The task ->
Using the listing below, please gather every line containing the word "this".

Entries with chart source code:
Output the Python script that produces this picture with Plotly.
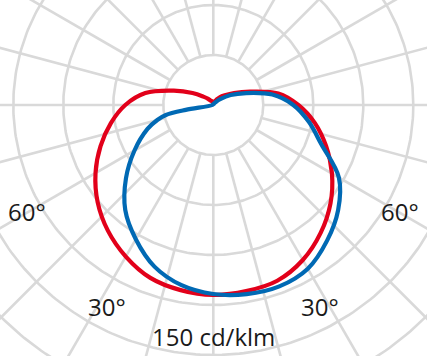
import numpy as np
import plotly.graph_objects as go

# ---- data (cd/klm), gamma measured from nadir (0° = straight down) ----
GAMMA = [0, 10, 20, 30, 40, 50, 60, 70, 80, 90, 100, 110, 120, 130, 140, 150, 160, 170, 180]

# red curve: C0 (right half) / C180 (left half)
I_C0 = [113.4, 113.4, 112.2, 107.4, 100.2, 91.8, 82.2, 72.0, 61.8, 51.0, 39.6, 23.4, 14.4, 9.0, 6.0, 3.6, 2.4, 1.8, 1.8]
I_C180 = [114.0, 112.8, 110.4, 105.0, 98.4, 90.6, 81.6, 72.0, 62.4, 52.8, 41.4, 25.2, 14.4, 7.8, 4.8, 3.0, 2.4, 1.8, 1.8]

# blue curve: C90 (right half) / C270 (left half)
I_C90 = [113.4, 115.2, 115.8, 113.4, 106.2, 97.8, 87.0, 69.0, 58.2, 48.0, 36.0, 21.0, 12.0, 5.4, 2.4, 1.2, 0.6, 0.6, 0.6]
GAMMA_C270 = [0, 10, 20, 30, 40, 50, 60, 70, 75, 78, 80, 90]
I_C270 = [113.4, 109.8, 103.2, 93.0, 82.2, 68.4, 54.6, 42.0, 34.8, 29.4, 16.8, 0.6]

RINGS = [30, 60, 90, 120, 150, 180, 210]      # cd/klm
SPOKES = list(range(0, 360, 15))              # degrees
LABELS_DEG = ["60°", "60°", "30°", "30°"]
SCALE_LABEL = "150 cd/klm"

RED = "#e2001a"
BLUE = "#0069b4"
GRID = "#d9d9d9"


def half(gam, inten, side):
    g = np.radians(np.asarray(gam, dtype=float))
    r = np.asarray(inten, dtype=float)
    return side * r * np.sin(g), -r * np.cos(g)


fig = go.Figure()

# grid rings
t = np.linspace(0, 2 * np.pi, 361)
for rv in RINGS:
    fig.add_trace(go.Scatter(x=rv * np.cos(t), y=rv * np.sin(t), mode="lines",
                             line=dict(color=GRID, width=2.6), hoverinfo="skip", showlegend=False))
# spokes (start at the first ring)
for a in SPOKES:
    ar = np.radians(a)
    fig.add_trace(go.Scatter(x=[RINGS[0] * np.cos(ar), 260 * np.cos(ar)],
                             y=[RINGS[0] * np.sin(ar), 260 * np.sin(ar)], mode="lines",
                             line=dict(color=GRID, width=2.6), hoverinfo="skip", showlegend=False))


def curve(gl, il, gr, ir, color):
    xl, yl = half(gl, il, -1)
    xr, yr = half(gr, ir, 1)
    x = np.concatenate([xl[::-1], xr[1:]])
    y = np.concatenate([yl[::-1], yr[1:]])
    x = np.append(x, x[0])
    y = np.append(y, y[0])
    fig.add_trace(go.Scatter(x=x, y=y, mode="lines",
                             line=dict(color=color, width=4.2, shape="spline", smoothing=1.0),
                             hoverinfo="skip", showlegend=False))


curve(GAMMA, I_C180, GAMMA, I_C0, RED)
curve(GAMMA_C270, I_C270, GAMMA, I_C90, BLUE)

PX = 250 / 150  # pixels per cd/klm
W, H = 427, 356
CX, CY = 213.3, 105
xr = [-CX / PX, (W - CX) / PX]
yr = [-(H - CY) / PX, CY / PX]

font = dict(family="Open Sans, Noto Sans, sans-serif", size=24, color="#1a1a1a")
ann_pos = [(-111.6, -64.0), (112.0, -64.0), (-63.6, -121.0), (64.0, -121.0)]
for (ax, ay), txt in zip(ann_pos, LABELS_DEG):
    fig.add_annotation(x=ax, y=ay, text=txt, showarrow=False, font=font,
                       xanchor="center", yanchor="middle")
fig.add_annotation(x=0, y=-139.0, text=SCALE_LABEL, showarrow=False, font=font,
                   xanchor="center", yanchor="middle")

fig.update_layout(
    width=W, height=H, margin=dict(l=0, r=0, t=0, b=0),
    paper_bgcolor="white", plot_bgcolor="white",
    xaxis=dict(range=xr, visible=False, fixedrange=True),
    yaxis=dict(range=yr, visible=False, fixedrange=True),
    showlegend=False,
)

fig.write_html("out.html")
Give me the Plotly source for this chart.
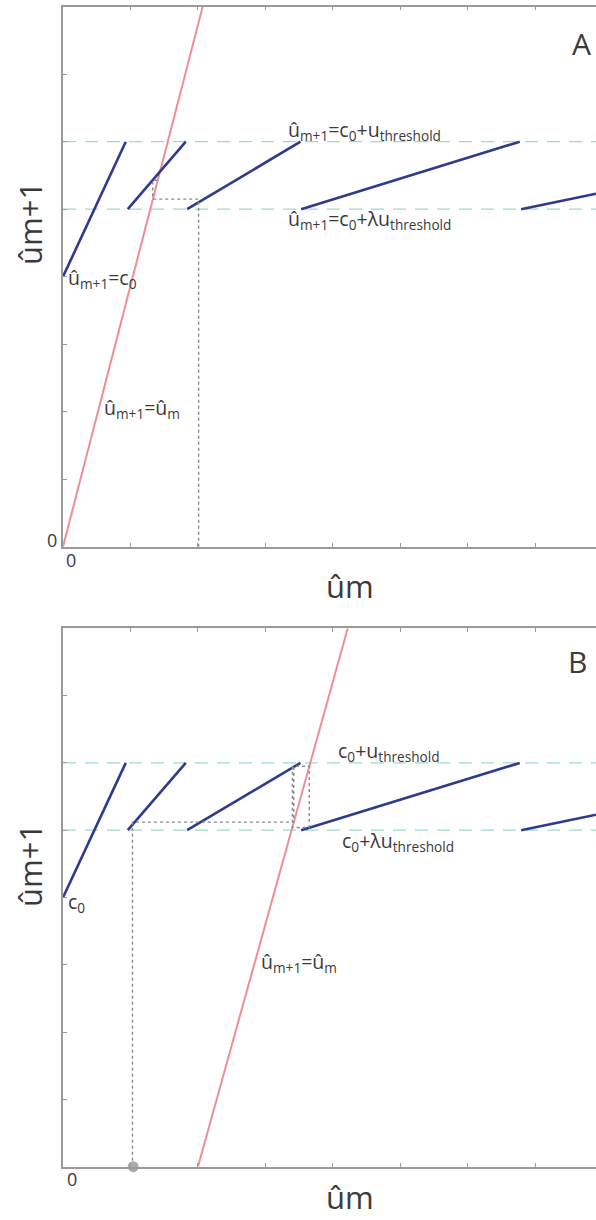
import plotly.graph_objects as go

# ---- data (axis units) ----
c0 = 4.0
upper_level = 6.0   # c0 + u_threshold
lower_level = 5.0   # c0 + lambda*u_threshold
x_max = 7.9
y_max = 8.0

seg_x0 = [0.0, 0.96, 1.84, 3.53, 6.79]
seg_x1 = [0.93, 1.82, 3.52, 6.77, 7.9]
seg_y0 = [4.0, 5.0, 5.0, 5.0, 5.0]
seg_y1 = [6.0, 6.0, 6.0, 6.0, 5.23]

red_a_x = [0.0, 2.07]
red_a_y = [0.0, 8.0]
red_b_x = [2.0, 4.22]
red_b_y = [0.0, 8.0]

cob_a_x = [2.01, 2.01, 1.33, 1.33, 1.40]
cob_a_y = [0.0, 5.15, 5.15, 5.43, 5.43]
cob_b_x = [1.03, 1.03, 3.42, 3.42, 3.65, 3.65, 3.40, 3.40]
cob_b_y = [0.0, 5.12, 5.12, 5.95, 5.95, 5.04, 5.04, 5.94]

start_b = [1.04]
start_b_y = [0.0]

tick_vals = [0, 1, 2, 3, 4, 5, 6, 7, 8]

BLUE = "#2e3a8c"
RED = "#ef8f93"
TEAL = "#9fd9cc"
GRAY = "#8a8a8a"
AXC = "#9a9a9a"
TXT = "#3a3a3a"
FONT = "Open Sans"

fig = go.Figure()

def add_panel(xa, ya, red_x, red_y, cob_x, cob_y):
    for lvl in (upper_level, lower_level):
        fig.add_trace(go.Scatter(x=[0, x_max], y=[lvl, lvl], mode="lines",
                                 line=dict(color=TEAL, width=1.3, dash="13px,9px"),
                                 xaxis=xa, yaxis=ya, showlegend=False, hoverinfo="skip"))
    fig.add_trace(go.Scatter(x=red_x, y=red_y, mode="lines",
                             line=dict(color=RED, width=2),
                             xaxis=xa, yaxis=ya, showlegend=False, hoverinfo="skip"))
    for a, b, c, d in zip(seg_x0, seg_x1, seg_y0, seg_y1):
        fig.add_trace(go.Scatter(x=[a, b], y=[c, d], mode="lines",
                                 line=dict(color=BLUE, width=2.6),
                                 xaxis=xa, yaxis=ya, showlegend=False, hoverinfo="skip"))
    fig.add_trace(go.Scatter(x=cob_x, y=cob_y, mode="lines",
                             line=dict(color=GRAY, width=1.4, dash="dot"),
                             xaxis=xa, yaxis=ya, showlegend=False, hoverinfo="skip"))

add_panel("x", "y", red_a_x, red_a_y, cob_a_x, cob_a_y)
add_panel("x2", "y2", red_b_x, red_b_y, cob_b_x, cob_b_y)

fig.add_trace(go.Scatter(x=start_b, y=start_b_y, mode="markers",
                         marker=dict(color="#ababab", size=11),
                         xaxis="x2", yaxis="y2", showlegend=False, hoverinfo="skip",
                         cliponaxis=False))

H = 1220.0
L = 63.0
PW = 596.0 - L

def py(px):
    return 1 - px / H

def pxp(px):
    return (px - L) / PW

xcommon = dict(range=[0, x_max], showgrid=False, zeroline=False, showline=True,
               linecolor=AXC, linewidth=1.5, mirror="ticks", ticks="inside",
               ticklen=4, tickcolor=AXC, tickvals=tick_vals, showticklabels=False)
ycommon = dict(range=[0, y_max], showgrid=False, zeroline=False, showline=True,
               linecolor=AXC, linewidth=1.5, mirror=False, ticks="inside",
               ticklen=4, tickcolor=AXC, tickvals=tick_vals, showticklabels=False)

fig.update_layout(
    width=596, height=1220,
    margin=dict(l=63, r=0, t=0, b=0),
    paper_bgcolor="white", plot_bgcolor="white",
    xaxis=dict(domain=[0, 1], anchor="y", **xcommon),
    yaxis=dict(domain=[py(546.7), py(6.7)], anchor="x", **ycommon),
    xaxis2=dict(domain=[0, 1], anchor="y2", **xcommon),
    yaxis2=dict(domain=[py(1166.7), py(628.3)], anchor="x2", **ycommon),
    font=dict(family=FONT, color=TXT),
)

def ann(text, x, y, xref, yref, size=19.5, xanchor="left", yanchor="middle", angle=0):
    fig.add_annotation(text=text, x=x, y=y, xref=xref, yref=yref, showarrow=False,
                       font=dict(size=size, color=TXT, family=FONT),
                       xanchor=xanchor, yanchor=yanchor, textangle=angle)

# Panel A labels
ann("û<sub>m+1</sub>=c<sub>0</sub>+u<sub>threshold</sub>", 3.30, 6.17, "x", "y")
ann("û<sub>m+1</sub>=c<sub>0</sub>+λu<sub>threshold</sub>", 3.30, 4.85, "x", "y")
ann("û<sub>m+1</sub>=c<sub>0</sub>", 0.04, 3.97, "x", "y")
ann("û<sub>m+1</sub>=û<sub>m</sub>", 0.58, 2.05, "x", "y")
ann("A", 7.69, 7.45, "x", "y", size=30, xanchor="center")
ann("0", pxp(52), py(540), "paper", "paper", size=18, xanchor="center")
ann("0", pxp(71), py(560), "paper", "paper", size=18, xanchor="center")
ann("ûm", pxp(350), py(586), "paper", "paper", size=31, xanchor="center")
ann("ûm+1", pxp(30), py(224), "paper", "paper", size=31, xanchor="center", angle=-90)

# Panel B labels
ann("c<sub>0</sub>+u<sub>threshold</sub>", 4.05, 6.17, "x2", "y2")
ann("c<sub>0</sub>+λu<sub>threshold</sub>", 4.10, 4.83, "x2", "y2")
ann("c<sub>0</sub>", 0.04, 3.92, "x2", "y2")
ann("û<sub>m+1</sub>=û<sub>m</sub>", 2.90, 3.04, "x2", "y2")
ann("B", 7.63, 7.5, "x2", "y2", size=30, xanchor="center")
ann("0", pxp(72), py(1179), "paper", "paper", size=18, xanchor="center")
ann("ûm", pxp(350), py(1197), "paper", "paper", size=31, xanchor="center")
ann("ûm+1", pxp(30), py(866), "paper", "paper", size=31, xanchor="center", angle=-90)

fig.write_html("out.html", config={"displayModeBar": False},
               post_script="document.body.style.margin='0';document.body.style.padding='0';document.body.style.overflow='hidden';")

Solution to the problem ->
Output the Python script that produces this picture with Plotly.
Give me the Plotly source for this chart.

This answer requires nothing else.